The latest tax breaks would reduce the central government’s revenue by 90 billion yen, said Sohei Miyashita, a senior member of the LDP’s Tax System Research Council.

During Friday’s discussion, the ruling parties — the Liberal Democratic Party, New Komeito and the New Conservative Party — agreed to call for eliminating taxes on capital gains of up to 1 million yen from the sale of stocks held for more than a year.

The change would take effect in October, after related laws are revised during the current Diet session, Miyashita said.

The coalition also agreed on making income from all investment trusts eligible for tax-free status under the “maruyu” tax-exemption system for those aged 65 and over.

The system currently applies to investment trusts in which equities account for less than 70 percent of their total value — a limit that would be eliminated.

In addition, the coalition agreed to introduce a tax break for so-called treasury stocks, a company’s own shares the firm buys back and keeps in reserve, when the ban on such securities is lifted. Taxes would be eliminated on “deemed dividends,” which are imposed on shareholders when they sell shares back to the company. Instead, they would only be required to pay capital gains taxes.

The three parties also agreed to introduce tax incentives in line with the launch of exchange-traded funds, or investment trusts that can be traded like shares.

Meanwhile, the coalition will “strive to reach an early conclusion” on lowering the current 26 percent tax on stock capital gains reported in individual tax returns and enabling stock investors to carry over losses.

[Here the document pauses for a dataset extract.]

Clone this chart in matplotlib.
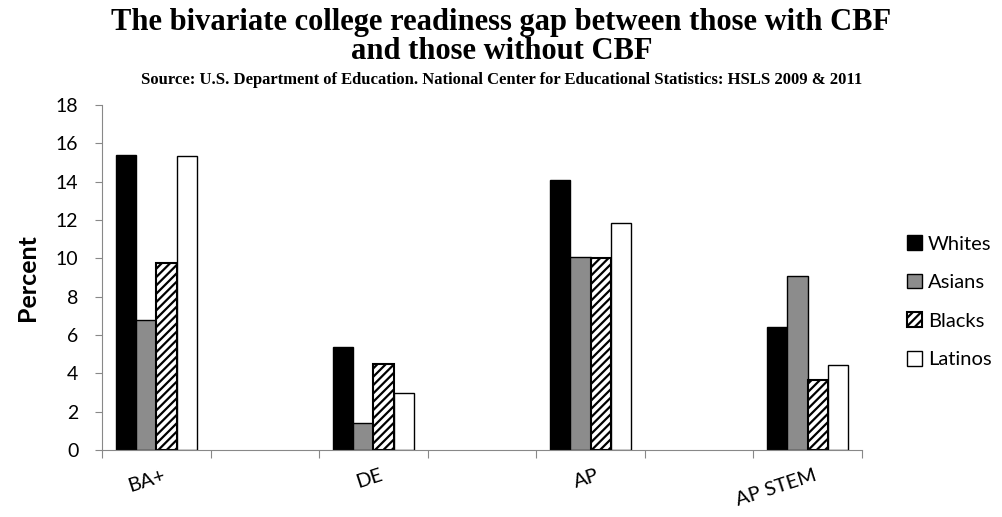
import numpy as np
import matplotlib.pyplot as plt
from matplotlib.transforms import ScaledTranslation

# categories with blank spacer slots, as in the original Excel chart
categories = ["BA+", "", "DE", "", "AP", "", "AP STEM"]
groups = ["Whites", "Asians", "Blacks", "Latinos"]

whites = [15.4, 0, 5.35, 0, 14.1, 0, 6.4]
asians = [6.8, 0, 1.4, 0, 10.05, 0, 9.1]
blacks = [9.75, 0, 4.5, 0, 10.0, 0, 3.65]
latinos = [15.35, 0, 2.95, 0, 11.85, 0, 4.45]

series = [whites, asians, blacks, latinos]
styles = [
    dict(facecolor="black", edgecolor="black", hatch=None, linewidth=1.0),
    dict(facecolor="#8c8c8c", edgecolor="black", hatch=None, linewidth=1.0),
    dict(facecolor="white", edgecolor="black", hatch="////", linewidth=1.5),
    dict(facecolor="white", edgecolor="black", hatch=None, linewidth=1.0),
]

plt.rcParams["hatch.linewidth"] = 1.6
plt.rcParams["font.family"] = ["Lato", "DejaVu Sans"]

fig = plt.figure(figsize=(10.03, 5.17), dpi=100)
ax = fig.add_axes([0.1017, 0.1296, 0.7577, 0.6673])

x = np.arange(len(categories))
w = 0.187
keep = [k for k, c in enumerate(categories) if c]
for i, (vals, st) in enumerate(zip(series, styles)):
    pos = x + (i - 1.5) * w
    ax.bar(pos[keep], np.array(vals)[keep], width=w, label=groups[i], **st)

ax.set_xlim(-0.5, len(categories) - 0.5)
ax.set_ylim(0, 18)
ax.set_yticks(np.arange(0, 19, 2))
ax.tick_params(axis="y", labelsize=14, length=5, color="#888888", pad=12)

# tick marks at the slot boundaries, labels under the real categories
ax.set_xticks(np.arange(-0.5, len(categories), 1))
ax.set_xticklabels([])
ax.tick_params(axis="x", which="major", length=6, color="#888888")
ax.set_xticks(keep, minor=True)
ax.set_xticklabels([categories[k] for k in keep], minor=True, rotation=18,
                   ha="right", va="top", rotation_mode="anchor", fontsize=14.5)
ax.tick_params(axis="x", which="minor", length=0, pad=12)
off = ScaledTranslation(6 / 100, 0, fig.dpi_scale_trans)
for t in ax.get_xticklabels(minor=True):
    t.set_transform(t.get_transform() + off)

for s in ["top", "right"]:
    ax.spines[s].set_visible(False)
for s in ["left", "bottom"]:
    ax.spines[s].set_color("#888888")

ax.set_ylabel("Percent", fontsize=18, fontweight="bold", labelpad=12)

leg = ax.legend(loc="center left", bbox_to_anchor=(1.035, 0.43), frameon=False,
                fontsize=14.5, handlelength=0.75, handleheight=0.75,
                handletextpad=0.3, labelspacing=1.05)

fig.text(0.5, 0.956, "The bivariate college readiness gap between those with CBF",
         ha="center", va="center", fontsize=22, fontweight="bold",
         family="Liberation Serif")
fig.text(0.5, 0.901, "and those without CBF", ha="center", va="center",
         fontsize=22, fontweight="bold", family="Liberation Serif")
fig.text(0.5, 0.846, "Source: U.S. Department of Education. National Center for "
         "Educational Statistics: HSLS 2009 & 2011",
         ha="center", va="center", fontsize=12, fontweight="bold",
         family="Liberation Serif")

fig.savefig("out.png", dpi=100)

Until the final stage, New Komeito demanded that a clear pledge to quickly introduce these steps be stated in the final proposals.

Currently, capital gains taxes on stock trades is paid either as a 1.05 percent withholding tax on individual sales, both for profit and loss, or as a 26 percent tax on gains for the year.

As the withholding tax option of the two-tier tax has just been extended to April 2003, the LDP was reluctant to promise any further revisions, offering a compromise instead.